The upshot of these studies is that implicit attitudes noticeably impact nonverbal interaction. It seems reasonable to say that, on a very low level, implicit attitudes may block the sense of us and thereby a we-perspective to emerge. The evidence thus supports the claim that the possibility of establishing a we-perspective doesn’t occur because the sense of us is disturbed. In the cases discussed implicit stereotypes impact the target phenomenon in a negative way.

On this basis, two claims in view of the target phenomenon can be made: first, the discussion supports the thesis of the present paper according to which the sense of us is indeed a relevant precursor of a we-perspective. Undisturbed, the sense of us due to its inner structure as outlined in the previous section gives rise to a we-perspective in which, for instance, collective goals are being fixed. Disturbances thus indirectly reveal an otherwise positive function of the sense of us in view of collective attitudes and its grounding role for a we-perspective. Second, the possibility of disturbance shows that the sense of us requires a perspective which is not biased by implicit stereotypes. This unbiased perspective is yet only one of numerous other features which may play an enabling role for the sense of us. Prominently, the specific context in which interaction takes place may play such a role, too. For instance, it may well be that people who are in a particular place stay with themselves due, for instance, to social rules. Imagine a very small café with people sitting at tables very close to each other without interacting in any relevant way. In such a situation it is very unlikely that a sense of us arises between the visitors unless the situation changes and, say, a person enters the café who is visibly in need of help.

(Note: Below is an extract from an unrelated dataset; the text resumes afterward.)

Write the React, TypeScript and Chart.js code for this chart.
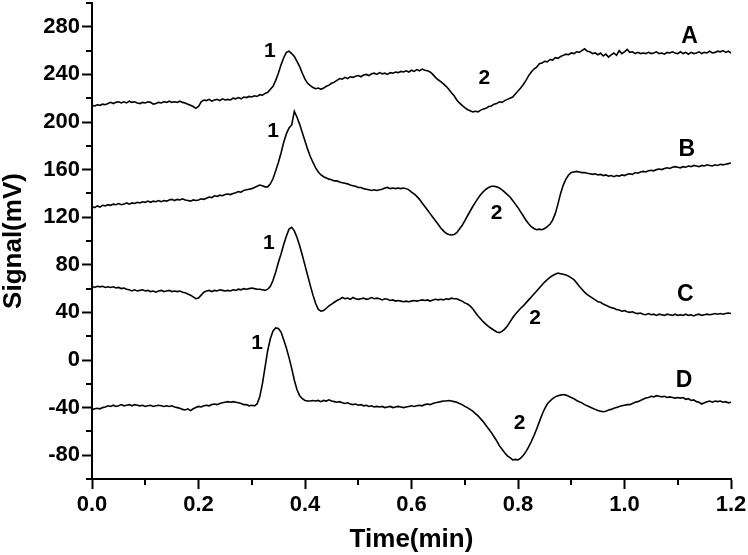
import React, { useEffect, useRef } from "react";
import { Chart, registerables } from "chart.js";

Chart.register(...registerables);

const FONT = '"Liberation Sans", Arial, Helvetica, sans-serif';

// sampling grid (min), 0.000 .. 1.200 every 0.005
const times: number[] = Array.from({ length: 241 }, (_, i) => Math.round(i * 5) / 1000);

const seriesA: number[] = [
  214, 213.5, 214.5, 214, 215, 214.5, 215.5, 216.5, 215.5, 216.5, 217, 216, 217, 216, 217.5, 216.5, 217, 216, 215.5, 216.5, 216,
  217, 216.5, 215, 215.5, 216.5, 216, 217, 216.5, 217.5, 216.5, 217, 216.5, 217.5, 216.5, 216, 215, 214, 213, 211.5, 213,
  217, 218.5, 218, 219, 217.5, 218.5, 219, 218, 219.5, 218.5, 219, 218.5, 220, 219.5, 220.5, 219.5, 221, 220.5, 221.5, 221,
  222, 221.5, 223, 222.5, 224, 225, 227.5, 230, 235, 241, 248, 254, 258.5, 259.5, 257.5, 255, 251, 246.5, 241, 236,
  232.5, 230.5, 229, 228, 228.5, 227.5, 228.5, 230, 231, 232.5, 233.5, 235, 236.5, 236, 237.5, 236.5, 238, 237.5, 238.5, 239,
  238, 239.5, 240, 239, 240.5, 241, 240, 241.5, 240.5, 241, 240, 241.5, 241, 242, 241.5, 242.5, 242, 243, 242, 243.5,
  242.5, 244, 243, 244.5, 243.5, 243, 242, 240, 237.5, 235.5, 234, 232, 230, 227.5, 224.5, 222, 218.5, 216, 214, 212,
  210.5, 209.5, 208.5, 209, 208.5, 210, 211, 211.5, 213, 213.5, 215, 215.5, 217, 216.5, 218, 219, 220, 221, 223.5, 226,
  228.5, 231.5, 235, 239, 242, 244.5, 246, 249, 249.5, 251, 250.5, 252.5, 252, 254, 253.5, 255, 256, 257, 256.5, 258,
  257.5, 259, 258.5, 260, 261.5, 259.5, 259, 257.5, 258, 256.5, 258, 255.5, 257, 254.5, 256.5, 258, 256, 260, 257.5, 259,
  261, 258.5, 259, 257.5, 258.5, 257.5, 258, 257.5, 258.5, 257.5, 258, 259, 257.5, 258, 257, 258.5, 258, 259, 258, 257.5,
  259, 257.5, 258.5, 257, 258.5, 257.5, 258, 259, 257.5, 258.5, 258, 259.5, 258, 258.5, 259.5, 259, 260, 258.5, 259.5, 258,
];

const seriesB: number[] = [
  129, 128, 129.5, 128.5, 130, 129.5, 130.5, 130, 131, 130.5, 131.5, 130.5, 131, 132, 131, 132, 131.5, 132.5, 132, 133, 132.5,
  133.5, 132.5, 133.5, 133, 134, 133, 134, 133.5, 134.5, 135, 134, 135, 134.5, 135.5, 134.5, 134, 133.5, 134.5, 134, 134.5,
  135.5, 135, 136, 137, 136.5, 138, 137.5, 138.5, 138, 139, 139.5, 139, 140, 140.5, 141.5, 141, 142.5, 143, 143.5, 144,
  145, 146, 147, 146.5, 145.5, 145.5, 148, 152.5, 159, 166, 174, 183, 190, 195, 197.5, 209, 204, 198, 191, 184,
  177, 171, 166, 161.5, 158, 155.5, 154, 153, 152, 151.5, 150.5, 150.5, 149.5, 149, 148.5, 148, 147, 146.5, 146, 145,
  145, 144, 143.5, 143, 142.5, 143, 142.5, 143, 143.5, 144.5, 145, 144, 144.5, 144, 144.5, 144, 144.5, 144, 143, 141,
  139.5, 137.5, 135, 132, 129, 126, 123, 120, 117, 114, 111, 108.5, 106.5, 105.5, 105, 105.5, 107, 110, 113, 117,
  121, 125, 129, 132.5, 136, 139, 141.5, 143.5, 145, 146, 146, 145.5, 144.5, 143, 141, 139, 137, 134, 131, 128,
  124.5, 121, 117.5, 114.5, 112, 110.5, 109.5, 110, 109.5, 110.5, 112, 114, 117.5, 123, 131, 140, 147, 152, 155.5, 157.5,
  158, 158.5, 158, 157.5, 157.5, 157, 156.5, 156, 156.5, 155.5, 156, 155, 155.5, 154.5, 155, 154, 155, 154.5, 155.5, 155,
  156, 156.5, 156, 157.5, 157, 158, 158.5, 158, 159, 159.5, 159, 160, 160.5, 160, 161, 161.5, 161, 162, 162.5, 162,
  161.5, 162.5, 162, 163, 162.5, 163.5, 163, 162.5, 163.5, 163, 164, 163.5, 163, 164, 163.5, 164.5, 164, 164.5, 165, 165.5,
];

const seriesC: number[] = [
  62, 61, 62, 61.5, 62, 61, 61.5, 61, 61.5, 60.5, 61, 60, 60.5, 59.5, 59, 58, 59, 58, 58.5, 59, 58,
  58.5, 57.5, 58, 57, 58, 58.5, 57.5, 58, 58.5, 57.5, 58, 57.5, 58, 57, 56.5, 55.5, 54.5, 53, 51.5, 52,
  54.5, 57, 58, 58.5, 57.5, 58.5, 58, 59, 58.5, 58, 58.5, 58, 59, 58.5, 59.5, 59, 60, 59.5, 60, 60.5,
  60, 59.5, 59.5, 59, 58.5, 59.5, 62, 67, 74, 82, 89, 97, 104, 110, 111.5, 108.5, 103, 96, 88, 79.5,
  71, 62.5, 54.5, 47.5, 42.5, 41, 41.5, 43.5, 45.5, 47, 48.5, 50, 51, 52.5, 51.5, 52, 51, 52.5, 51.5, 51,
  51.5, 52, 51, 51.5, 52.5, 51.5, 52, 51.5, 50.5, 51.5, 51, 50, 50.5, 49.5, 50, 49.5, 49, 49.5, 49, 49.5,
  50, 49.5, 50, 50.5, 50, 50.5, 49.5, 50.5, 51, 50.5, 51, 50.5, 51.5, 51, 52, 51.5, 51.5, 50.5, 49.5, 48,
  47, 45.5, 43, 40, 37, 34.5, 32, 30, 28, 26.5, 25, 23.5, 23, 24, 26, 28.5, 32, 35.5, 38.5, 41,
  43.5, 45.5, 48, 50.5, 53, 55.5, 58, 60.5, 63, 65.5, 67.5, 69.5, 71, 72, 73, 72.5, 72, 71.5, 70.5, 69,
  67.5, 65, 62, 59.5, 57, 55, 53.5, 52, 50.5, 49, 48.5, 47, 46, 45, 44, 43.5, 42.5, 42, 41, 41.5,
  40.5, 40, 40.5, 39.5, 39, 39.5, 38.5, 38, 39, 38, 38.5, 37.5, 38.5, 38, 37.5, 38.5, 38, 37.5, 38.5, 37.5,
  38, 37.5, 38.5, 37.5, 38, 37, 38, 38.5, 37.5, 38, 38.5, 38, 38.5, 39, 38.5, 39, 38.5, 39, 39.5, 39,
];

const seriesD: number[] = [
  -42, -41, -40.5, -41, -40, -39.5, -38.5, -39, -38, -39, -38.5, -37.5, -38.5, -38, -37.5, -38.5, -37.5, -38, -38.5, -38, -39,
  -38.5, -38, -39, -38.5, -38, -38.5, -39, -38.5, -39, -38.5, -39.5, -40, -40.5, -41.5, -42, -41, -42.5, -41, -40, -39,
  -39.5, -38.5, -38, -38.5, -37.5, -37, -37.5, -36.5, -36, -35.5, -35, -35.5, -35, -35.5, -36, -36.5, -37.5, -37.5, -38.5, -38,
  -38.5, -37, -31, -20, -6, 8, 18, 24.5, 27, 26.5, 23.5, 17, 10, 2, -7, -17, -25, -30, -32.5, -34,
  -34.5, -34.5, -34, -34.5, -34, -35, -34, -34.5, -33.5, -34.5, -35, -35.5, -35, -36, -36.5, -36, -37, -37.5, -37, -38,
  -37.5, -38.5, -38, -39, -38.5, -39.5, -39, -39.5, -39, -40, -39.5, -39, -40, -39.5, -39, -39.5, -40, -39.5, -39, -38.5,
  -39, -38.5, -38, -38.5, -37.5, -37, -37.5, -36.5, -36, -35.5, -35, -34.5, -34.5, -34, -34.5, -35, -35.5, -36.5, -37.5, -39,
  -40, -41.5, -43, -45, -47, -49.5, -52, -55, -58, -61, -64.5, -68, -72, -75, -78, -80.5, -82, -84, -83.5, -84,
  -82.5, -80, -77, -73, -68.5, -63.5, -58, -52, -46, -41, -37, -34.5, -32.5, -31, -30, -29.5, -29, -29.5, -30.5, -31.5,
  -32.5, -34, -35, -36, -37.5, -38.5, -39.5, -40.5, -41.5, -42.5, -43, -43.5, -43, -42, -41.5, -40.5, -40, -39, -38.5, -38,
  -37.5, -37.5, -36.5, -35.5, -35, -34, -33, -32, -31.5, -30.5, -31, -30, -30.5, -31, -30.5, -31.5, -31, -31.5, -32, -31.5,
  -32, -31.5, -33, -32.5, -34, -33.5, -35, -35.5, -37, -36, -35, -34.5, -35.5, -34.5, -35, -34.5, -35.5, -35, -36, -35.5,
];

const seriesNames = ["A", "B", "C", "D"];
const seriesValues = [seriesA, seriesB, seriesC, seriesD];

const xMajorTicks = [0, 0.2, 0.4, 0.6, 0.8, 1.0, 1.2];
const xMinorTicks = [0.1, 0.3, 0.5, 0.7, 0.9, 1.1];
const yMajorTicks = [-80, -40, 0, 40, 80, 120, 160, 200, 240, 280];
const yMinorTicks = [-100, -60, -20, 20, 60, 100, 140, 180, 220, 260, 300];

const xAxisTitle = "Time(min)";
const yAxisTitle = "Signal(mV)";

// text annotations: curve names and peak numbers (time, signal)
const labelTexts = ["A", "1", "2", "B", "1", "2", "C", "1", "2", "D", "1", "2"];
const labelTimes = [1.122, 0.334, 0.737, 1.117, 0.34, 0.76, 1.114, 0.332, 0.832, 1.112, 0.31, 0.803];
const labelValues = [271.5, 259.5, 237, 176.5, 192, 123.5, 54.6, 98.4, 35.3, -17.6, 14.3, -52.9];

const minorTicksPlugin = {
  id: "minorTicks",
  afterDraw(chart: any) {
    const { ctx, scales } = chart;
    const xs = scales.x;
    const ys = scales.y;
    ctx.save();
    ctx.strokeStyle = "#000";
    ctx.lineWidth = 2;
    ctx.beginPath();
    for (const v of yMinorTicks) {
      const py = Math.round(ys.getPixelForValue(v));
      ctx.moveTo(xs.left - 6, py);
      ctx.lineTo(xs.left, py);
    }
    for (const v of xMinorTicks) {
      const px = Math.round(xs.getPixelForValue(v));
      ctx.moveTo(px, ys.bottom);
      ctx.lineTo(px, ys.bottom + 6);
    }
    ctx.stroke();
    ctx.restore();
  },
};

// vertical axis title
const yTitlePlugin = {
  id: "yTitle",
  afterDraw(chart: any) {
    const { ctx, chartArea } = chart;
    ctx.save();
    ctx.fillStyle = "#000";
    ctx.font = `bold 26px ${FONT}`;
    ctx.textAlign = "center";
    ctx.textBaseline = "middle";
    ctx.translate(14, (chartArea.top + chartArea.bottom) / 2);
    ctx.rotate(-Math.PI / 2);
    ctx.fillText(yAxisTitle, 0, 0);
    ctx.restore();
  },
};

const curveLabelsPlugin = {
  id: "curveLabels",
  afterDatasetsDraw(chart: any) {
    const { ctx, scales } = chart;
    ctx.save();
    ctx.fillStyle = "#000";
    ctx.textAlign = "center";
    ctx.textBaseline = "middle";
    labelTexts.forEach((t, i) => {
      const isName = seriesNames.includes(t);
      ctx.font = `bold ${isName ? 23 : 21}px ${FONT}`;
      ctx.fillText(t, scales.x.getPixelForValue(labelTimes[i]), scales.y.getPixelForValue(labelValues[i]));
    });
    ctx.restore();
  },
};

export default function App() {
  const ref = useRef<HTMLCanvasElement>(null);
  useEffect(() => {
    const canvas = ref.current;
    if (!canvas) return;
    const chart = new Chart(canvas, {
      type: "line",
      data: {
        datasets: seriesValues.map((vals, k) => ({
          label: seriesNames[k],
          data: vals.map((y, i) => ({ x: times[i], y })),
          borderColor: "#000",
          borderWidth: 1.6,
          pointRadius: 0,
          tension: 0,
          fill: false,
        })),
      },
      options: {
        animation: false,
        responsive: false,
        maintainAspectRatio: false,
        layout: { padding: { left: 0, top: 3, right: 17, bottom: 0 } },
        plugins: { legend: { display: false }, tooltip: { enabled: false } },
        scales: {
          x: {
            type: "linear",
            min: 0,
            max: 1.2,
            afterBuildTicks: (s: any) => {
              s.ticks = xMajorTicks.map((v) => ({ value: v }));
            },
            afterFit: (s: any) => {
              s.height = 76;
              s.paddingLeft = 0;
              s.paddingRight = 0;
            },
            grid: { drawOnChartArea: false, drawTicks: true, tickLength: 10, tickColor: "#000", tickWidth: 2 },
            border: { display: true, color: "#000", width: 2 },
            ticks: {
              color: "#000",
              font: { family: FONT, size: 22, weight: "bold" },
              padding: 3,
              maxRotation: 0,
              autoSkip: false,
              callback: (v: any) => Number(v).toFixed(1),
            },
            title: {
              display: true,
              text: xAxisTitle,
              color: "#000",
              font: { family: FONT, size: 26, weight: "bold", lineHeight: 1.2 },
              padding: { top: 0, bottom: 0 },
            },
          },
          y: {
            type: "linear",
            min: -100,
            max: 300,
            afterBuildTicks: (s: any) => {
              s.ticks = yMajorTicks.map((v) => ({ value: v }));
            },
            afterFit: (s: any) => {
              s.width = 92;
              s.paddingTop = 0;
              s.paddingBottom = 0;
            },
            grid: { drawOnChartArea: false, drawTicks: true, tickLength: 10, tickColor: "#000", tickWidth: 2 },
            border: { display: true, color: "#000", width: 2 },
            ticks: {
              color: "#000",
              font: { family: FONT, size: 22, weight: "bold" },
              padding: 2,
              autoSkip: false,
              callback: (v: any) => String(v),
            },
            title: { display: false },
          },
        },
      },
      plugins: [minorTicksPlugin, yTitlePlugin, curveLabelsPlugin],
    } as any);
    return () => chart.destroy();
  }, []);

  return (
    <div style={{ position: "fixed", left: 0, top: 0, width: 748, height: 555, background: "#fff" }}>
      <canvas ref={ref} width={748} height={555} style={{ display: "block" }} />
    </div>
  );
}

In such a case it becomes very likely that those present start to interact in a more narrow way and will develop mutual goals to take certain relief measures.

Furthermore, specific personality traits of individuals presumably also make a difference to whether or not a sense of us emerges. Socially anxious people may lack a basic openness to other people. Such an openness facilitates interaction with others necessary for a sense of us. Outgoing people, on the other hand, may be more prone to the sense of us in certain situations. These few remarks should suffice to show that the existence and the quality of the sense of us depends on various influencing factors which cannot be dealt with here in detail. The aim of the above considerations was to provide an empirically informed core concept of the sense of us in which suitable circumstances were presumed as given.

5 Conclusion

In this paper, I argued that an adequate description and understanding of collective attitudes requires to take experiential underpinnings and precursors of such attitudes into account. The reason for this is that theories focusing on an analysis of full-fledged explicit collective attitudes run the risk of circularity or infinite regress. The leading hypothesis of the paper was that the experience of persons being specifically related to each other, called the sense of us, renders a core feature of a we-perspective, which is instantiated in collective attitudes. In order to show that this hypothesis indeed holds I analyzed the structure of the sense of us by drawing on empirical findings from psychology and cognitive neuroscience. These findings support the suggested view according to which basic intersubjectivity, forms of nonverbal interaction and a feeling of binding are conditions of the sense of us. Furthermore, the analysis revealed important functions of the sense of us: for one thing, it facilitates perceiving the mental states of potential cooperative partners. This, in turn, is making it easier to agree upon common goals and to adopt a collective attitude and express it accordingly. Moreover, it was shown that the sense of us comprises a motivational component, a mechanism which explains why agents have a tendency to cooperate. Finally, some possible negative effects of implicit stereotypes on central features of the sense of us were outlined. They especially impact nonverbal interaction and block the feeling of binding, and this suggests that the persons involved will be prevented from adopting a we-perspective. The findings indirectly give support to the thesis of the paper according to which a we-perspective is at least partly grounded in the sense of us.